Mr. Menzies Campbell (North-East Fife): I agree with much of what the hon. Member for South Ribble (Mr. Borrow) has said. However, I think that he is wrong to claim that doubts about the Eurofighter have surfaced only since 1 May. Doubts surfaced immediately after the general election in 1992. At that time, several hon. Members, under the leadership of Keith Mans--who had a long and distinguished commitment to the Eurofighter project--and by arrangement with the Secretary of State for Defence, who laid on an aircraft for the purpose, travelled to Germany so that we could lobby our party equivalents in the German parliamentary system.

That may be the answer to the question raised a moment ago about how best hon. Members from all parties could apply pressure to their equivalents in Germany. If the Minister has an aircraft standing by, I have no doubt that he will find many volunteers to take part in such an operation.

In the short time available, I shall concentrate on the military elements of the matter. I start from the fundamental position that the Royal Air Force should remain a strategic service and that any effort to alter it or downgrade it to the kind of support service for which some argue would be wholly against the best defence interests of the United Kingdom. If we start from the proposition that the Royal Air Force must be a strategic service, we must accept that it has to be equipped properly. It can be equipped properly for the next 25 or 30 years only if it has Eurofighter.

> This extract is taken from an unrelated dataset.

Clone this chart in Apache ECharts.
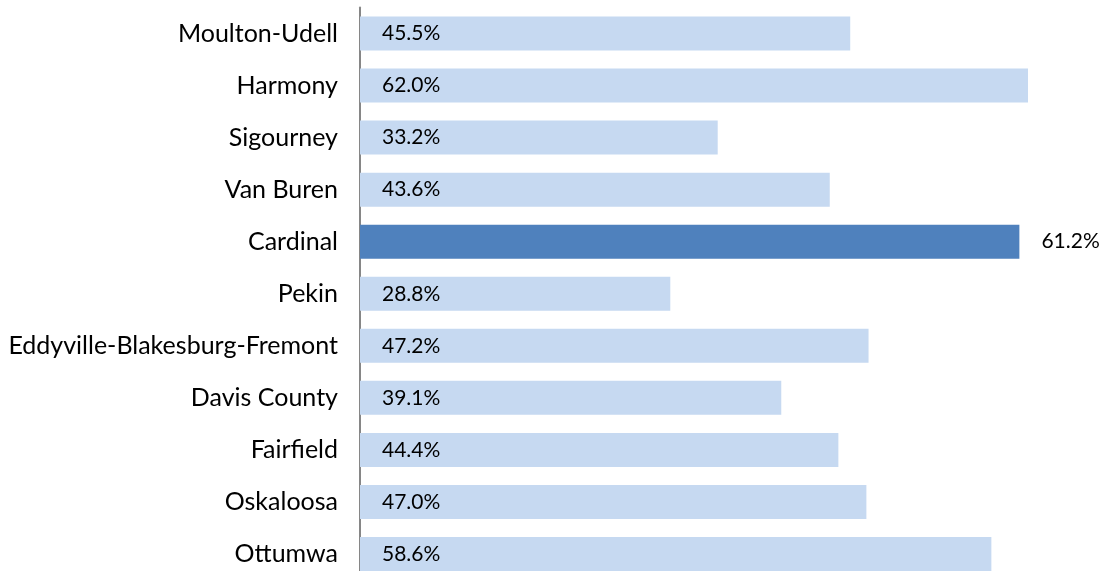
<!DOCTYPE html>
<html>
<head>
<meta charset="utf-8">
<script src="https://cdn.jsdelivr.net/npm/echarts@6/dist/echarts.min.js"></script>
<style>
  html, body { margin: 0; padding: 0; background: #fff; overflow: hidden; }
  #chart { width: 1099px; height: 580px; }
</style>
</head>
<body>
<div id="chart"></div>
<script>
const districts = [
  "Moulton-Udell", "Harmony", "Sigourney", "Van Buren", "Cardinal", "Pekin",
  "Eddyville-Blakesburg-Fremont", "Davis County", "Fairfield", "Oskaloosa", "Ottumwa"
];
const rates = [45.5, 62.0, 33.2, 43.6, 61.2, 28.8, 47.2, 39.1, 44.4, 47.0, 58.6];
const highlight = "Cardinal";

const chart = echarts.init(document.getElementById("chart"));

const data = districts.map((name, i) => {
  const hot = name === highlight;
  return {
    value: rates[i],
    itemStyle: { color: hot ? "#4F81BD" : "#C6D9F1" },
    label: hot
      ? { position: "right", distance: 22 }
      : { position: "insideLeft", distance: 22 }
  };
});

chart.setOption({
  animation: false,
  grid: { left: 360, right: 71, top: 7.5, bottom: 0, containLabel: false },
  xAxis: {
    type: "value",
    min: 0,
    max: 62,
    show: false
  },
  yAxis: {
    type: "category",
    data: districts,
    inverse: true,
    axisLine: { show: true, lineStyle: { color: "#868686", width: 2 } },
    axisTick: { show: false },
    axisLabel: {
      margin: 22,
      color: "#000",
      fontFamily: "Lato",
      fontSize: 25
    }
  },
  series: [{
    type: "bar",
    data,
    barWidth: 34,
    label: {
      show: true,
      color: "#000",
      fontFamily: "Lato",
      fontSize: 21,
      formatter: p => p.value.toFixed(1) + "%"
    }
  }]
});
</script>
</body>
</html>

The right hon. Member for Kensington and Chelsea (Mr. Clark) described the Eurofighter as an interceptor aircraft. I must adopt a slightly different view: I have always understood the aircraft to be an agile fighter. It was designed to overcome the defects that had been demonstrated in the Tornado F3, which is an interceptor and was designed to intercept Russian bombers over the North sea from the squadron base at RAF Leuchars in my constituency. That interceptor aircraft was modified from an aircraft that had been designed as a ground-attack aircraft, and it lacks the agility of modern aircraft. That is why the F3 squadrons, of necessity, performed such a limited role in the Gulf war, and why they have been unable to fulfil all the roles that might have been expected of them in operations in Bosnia.